*Dataset content:*
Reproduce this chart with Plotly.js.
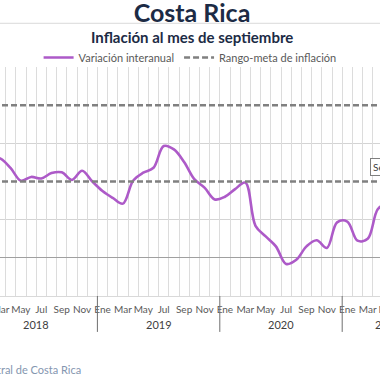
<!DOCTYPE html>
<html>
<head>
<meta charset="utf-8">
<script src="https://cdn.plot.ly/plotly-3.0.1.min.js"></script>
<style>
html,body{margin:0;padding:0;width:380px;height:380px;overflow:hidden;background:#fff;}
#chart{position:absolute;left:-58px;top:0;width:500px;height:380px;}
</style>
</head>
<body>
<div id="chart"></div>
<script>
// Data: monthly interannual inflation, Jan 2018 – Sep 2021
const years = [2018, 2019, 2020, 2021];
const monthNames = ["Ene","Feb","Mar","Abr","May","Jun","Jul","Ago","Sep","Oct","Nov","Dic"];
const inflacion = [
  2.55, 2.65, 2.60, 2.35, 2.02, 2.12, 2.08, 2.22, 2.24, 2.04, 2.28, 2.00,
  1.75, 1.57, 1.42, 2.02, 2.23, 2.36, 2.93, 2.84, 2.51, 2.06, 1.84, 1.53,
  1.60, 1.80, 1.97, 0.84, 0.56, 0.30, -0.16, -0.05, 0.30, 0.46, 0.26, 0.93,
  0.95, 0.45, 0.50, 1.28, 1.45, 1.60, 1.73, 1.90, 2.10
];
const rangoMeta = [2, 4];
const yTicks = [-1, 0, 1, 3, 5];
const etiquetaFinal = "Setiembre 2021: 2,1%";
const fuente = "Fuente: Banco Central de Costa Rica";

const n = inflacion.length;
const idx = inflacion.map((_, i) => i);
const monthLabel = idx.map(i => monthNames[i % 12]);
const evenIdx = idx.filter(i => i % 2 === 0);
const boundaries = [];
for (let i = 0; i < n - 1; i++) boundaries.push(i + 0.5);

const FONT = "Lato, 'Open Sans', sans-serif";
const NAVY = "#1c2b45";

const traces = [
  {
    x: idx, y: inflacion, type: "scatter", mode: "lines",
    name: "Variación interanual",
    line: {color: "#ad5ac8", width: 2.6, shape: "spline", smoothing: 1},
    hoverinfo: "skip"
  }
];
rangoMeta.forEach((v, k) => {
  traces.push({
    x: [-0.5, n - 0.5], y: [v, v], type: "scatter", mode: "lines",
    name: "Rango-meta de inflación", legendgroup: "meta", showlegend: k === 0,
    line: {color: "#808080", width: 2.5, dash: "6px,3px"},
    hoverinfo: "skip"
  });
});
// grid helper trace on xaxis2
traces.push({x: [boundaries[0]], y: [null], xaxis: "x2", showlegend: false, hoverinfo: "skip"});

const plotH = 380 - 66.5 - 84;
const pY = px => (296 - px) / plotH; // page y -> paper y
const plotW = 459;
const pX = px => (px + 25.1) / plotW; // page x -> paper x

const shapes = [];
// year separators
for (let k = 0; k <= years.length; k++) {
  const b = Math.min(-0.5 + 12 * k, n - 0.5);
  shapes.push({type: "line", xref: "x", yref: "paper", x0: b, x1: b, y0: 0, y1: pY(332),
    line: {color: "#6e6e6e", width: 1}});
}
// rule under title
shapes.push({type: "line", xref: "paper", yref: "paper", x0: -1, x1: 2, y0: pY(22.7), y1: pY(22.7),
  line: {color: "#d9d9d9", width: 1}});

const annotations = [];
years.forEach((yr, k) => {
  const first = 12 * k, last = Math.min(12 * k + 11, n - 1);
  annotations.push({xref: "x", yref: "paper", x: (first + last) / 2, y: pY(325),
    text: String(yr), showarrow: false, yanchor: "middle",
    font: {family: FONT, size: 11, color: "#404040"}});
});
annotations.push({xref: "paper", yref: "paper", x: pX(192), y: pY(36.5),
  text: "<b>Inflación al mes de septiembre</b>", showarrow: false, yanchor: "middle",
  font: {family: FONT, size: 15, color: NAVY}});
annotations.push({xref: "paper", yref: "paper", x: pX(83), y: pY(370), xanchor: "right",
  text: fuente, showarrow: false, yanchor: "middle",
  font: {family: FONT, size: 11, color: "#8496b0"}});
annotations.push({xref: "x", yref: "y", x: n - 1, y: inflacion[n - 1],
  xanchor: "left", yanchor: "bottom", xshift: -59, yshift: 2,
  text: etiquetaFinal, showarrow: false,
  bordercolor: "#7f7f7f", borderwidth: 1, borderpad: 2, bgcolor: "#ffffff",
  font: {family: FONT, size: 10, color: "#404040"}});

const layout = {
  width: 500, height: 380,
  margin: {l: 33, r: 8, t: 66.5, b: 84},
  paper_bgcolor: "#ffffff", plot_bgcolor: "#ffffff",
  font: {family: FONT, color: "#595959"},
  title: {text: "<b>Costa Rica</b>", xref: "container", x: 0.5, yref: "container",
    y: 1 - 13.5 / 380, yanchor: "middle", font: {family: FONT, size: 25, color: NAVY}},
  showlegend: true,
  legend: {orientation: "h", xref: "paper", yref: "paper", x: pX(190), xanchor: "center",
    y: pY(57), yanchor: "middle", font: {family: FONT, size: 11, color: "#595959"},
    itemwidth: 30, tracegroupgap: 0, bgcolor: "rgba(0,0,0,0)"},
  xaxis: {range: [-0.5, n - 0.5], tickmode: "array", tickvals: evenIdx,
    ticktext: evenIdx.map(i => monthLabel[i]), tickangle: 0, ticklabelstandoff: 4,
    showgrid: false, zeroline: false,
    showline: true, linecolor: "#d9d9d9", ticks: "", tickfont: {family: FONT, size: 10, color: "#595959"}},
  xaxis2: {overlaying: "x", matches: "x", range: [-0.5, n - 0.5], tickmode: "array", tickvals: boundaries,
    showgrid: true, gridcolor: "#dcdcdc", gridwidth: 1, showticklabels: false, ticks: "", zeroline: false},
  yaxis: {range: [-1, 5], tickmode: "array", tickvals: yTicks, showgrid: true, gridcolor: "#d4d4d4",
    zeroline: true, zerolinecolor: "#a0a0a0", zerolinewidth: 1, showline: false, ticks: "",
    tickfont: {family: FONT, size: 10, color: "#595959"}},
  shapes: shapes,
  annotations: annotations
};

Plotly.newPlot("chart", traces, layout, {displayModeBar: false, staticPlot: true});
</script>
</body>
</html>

*Objective:* In this exercise, set down all of the data exactly, without the pictures.

*Output of the task:*
Reproduce this chart with Plotly.js.
<!DOCTYPE html>
<html>
<head>
<meta charset="utf-8">
<script src="https://cdn.plot.ly/plotly-3.0.1.min.js"></script>
<style>
html,body{margin:0;padding:0;width:380px;height:380px;overflow:hidden;background:#fff;}
#chart{position:absolute;left:-58px;top:0;width:500px;height:380px;}
</style>
</head>
<body>
<div id="chart"></div>
<script>
// Data: monthly interannual inflation, Jan 2018 – Sep 2021
const years = [2018, 2019, 2020, 2021];
const monthNames = ["Ene","Feb","Mar","Abr","May","Jun","Jul","Ago","Sep","Oct","Nov","Dic"];
const inflacion = [
  2.55, 2.65, 2.60, 2.35, 2.02, 2.12, 2.08, 2.22, 2.24, 2.04, 2.28, 2.00,
  1.75, 1.57, 1.42, 2.02, 2.23, 2.36, 2.93, 2.84, 2.51, 2.06, 1.84, 1.53,
  1.60, 1.80, 1.97, 0.84, 0.56, 0.30, -0.16, -0.05, 0.30, 0.46, 0.26, 0.93,
  0.95, 0.45, 0.50, 1.28, 1.45, 1.60, 1.73, 1.90, 2.10
];
const rangoMeta = [2, 4];
const yTicks = [-1, 0, 1, 3, 5];
const etiquetaFinal = "Setiembre 2021: 2,1%";
const fuente = "Fuente: Banco Central de Costa Rica";

const n = inflacion.length;
const idx = inflacion.map((_, i) => i);
const monthLabel = idx.map(i => monthNames[i % 12]);
const evenIdx = idx.filter(i => i % 2 === 0);
const boundaries = [];
for (let i = 0; i < n - 1; i++) boundaries.push(i + 0.5);

const FONT = "Lato, 'Open Sans', sans-serif";
const NAVY = "#1c2b45";

const traces = [
  {
    x: idx, y: inflacion, type: "scatter", mode: "lines",
    name: "Variación interanual",
    line: {color: "#ad5ac8", width: 2.6, shape: "spline", smoothing: 1},
    hoverinfo: "skip"
  }
];
rangoMeta.forEach((v, k) => {
  traces.push({
    x: [-0.5, n - 0.5], y: [v, v], type: "scatter", mode: "lines",
    name: "Rango-meta de inflación", legendgroup: "meta", showlegend: k === 0,
    line: {color: "#808080", width: 2.5, dash: "6px,3px"},
    hoverinfo: "skip"
  });
});
// grid helper trace on xaxis2
traces.push({x: [boundaries[0]], y: [null], xaxis: "x2", showlegend: false, hoverinfo: "skip"});

const plotH = 380 - 66.5 - 84;
const pY = px => (296 - px) / plotH; // page y -> paper y
const plotW = 459;
const pX = px => (px + 25.1) / plotW; // page x -> paper x

const shapes = [];
// year separators
for (let k = 0; k <= years.length; k++) {
  const b = Math.min(-0.5 + 12 * k, n - 0.5);
  shapes.push({type: "line", xref: "x", yref: "paper", x0: b, x1: b, y0: 0, y1: pY(332),
    line: {color: "#6e6e6e", width: 1}});
}
// rule under title
shapes.push({type: "line", xref: "paper", yref: "paper", x0: -1, x1: 2, y0: pY(22.7), y1: pY(22.7),
  line: {color: "#d9d9d9", width: 1}});

const annotations = [];
years.forEach((yr, k) => {
  const first = 12 * k, last = Math.min(12 * k + 11, n - 1);
  annotations.push({xref: "x", yref: "paper", x: (first + last) / 2, y: pY(325),
    text: String(yr), showarrow: false, yanchor: "middle",
    font: {family: FONT, size: 11, color: "#404040"}});
});
annotations.push({xref: "paper", yref: "paper", x: pX(192), y: pY(36.5),
  text: "<b>Inflación al mes de septiembre</b>", showarrow: false, yanchor: "middle",
  font: {family: FONT, size: 15, color: NAVY}});
annotations.push({xref: "paper", yref: "paper", x: pX(83), y: pY(370), xanchor: "right",
  text: fuente, showarrow: false, yanchor: "middle",
  font: {family: FONT, size: 11, color: "#8496b0"}});
annotations.push({xref: "x", yref: "y", x: n - 1, y: inflacion[n - 1],
  xanchor: "left", yanchor: "bottom", xshift: -59, yshift: 2,
  text: etiquetaFinal, showarrow: false,
  bordercolor: "#7f7f7f", borderwidth: 1, borderpad: 2, bgcolor: "#ffffff",
  font: {family: FONT, size: 10, color: "#404040"}});

const layout = {
  width: 500, height: 380,
  margin: {l: 33, r: 8, t: 66.5, b: 84},
  paper_bgcolor: "#ffffff", plot_bgcolor: "#ffffff",
  font: {family: FONT, color: "#595959"},
  title: {text: "<b>Costa Rica</b>", xref: "container", x: 0.5, yref: "container",
    y: 1 - 13.5 / 380, yanchor: "middle", font: {family: FONT, size: 25, color: NAVY}},
  showlegend: true,
  legend: {orientation: "h", xref: "paper", yref: "paper", x: pX(190), xanchor: "center",
    y: pY(57), yanchor: "middle", font: {family: FONT, size: 11, color: "#595959"},
    itemwidth: 30, tracegroupgap: 0, bgcolor: "rgba(0,0,0,0)"},
  xaxis: {range: [-0.5, n - 0.5], tickmode: "array", tickvals: evenIdx,
    ticktext: evenIdx.map(i => monthLabel[i]), tickangle: 0, ticklabelstandoff: 4,
    showgrid: false, zeroline: false,
    showline: true, linecolor: "#d9d9d9", ticks: "", tickfont: {family: FONT, size: 10, color: "#595959"}},
  xaxis2: {overlaying: "x", matches: "x", range: [-0.5, n - 0.5], tickmode: "array", tickvals: boundaries,
    showgrid: true, gridcolor: "#dcdcdc", gridwidth: 1, showticklabels: false, ticks: "", zeroline: false},
  yaxis: {range: [-1, 5], tickmode: "array", tickvals: yTicks, showgrid: true, gridcolor: "#d4d4d4",
    zeroline: true, zerolinecolor: "#a0a0a0", zerolinewidth: 1, showline: false, ticks: "",
    tickfont: {family: FONT, size: 10, color: "#595959"}},
  shapes: shapes,
  annotations: annotations
};

Plotly.newPlot("chart", traces, layout, {displayModeBar: false, staticPlot: true});
</script>
</body>
</html>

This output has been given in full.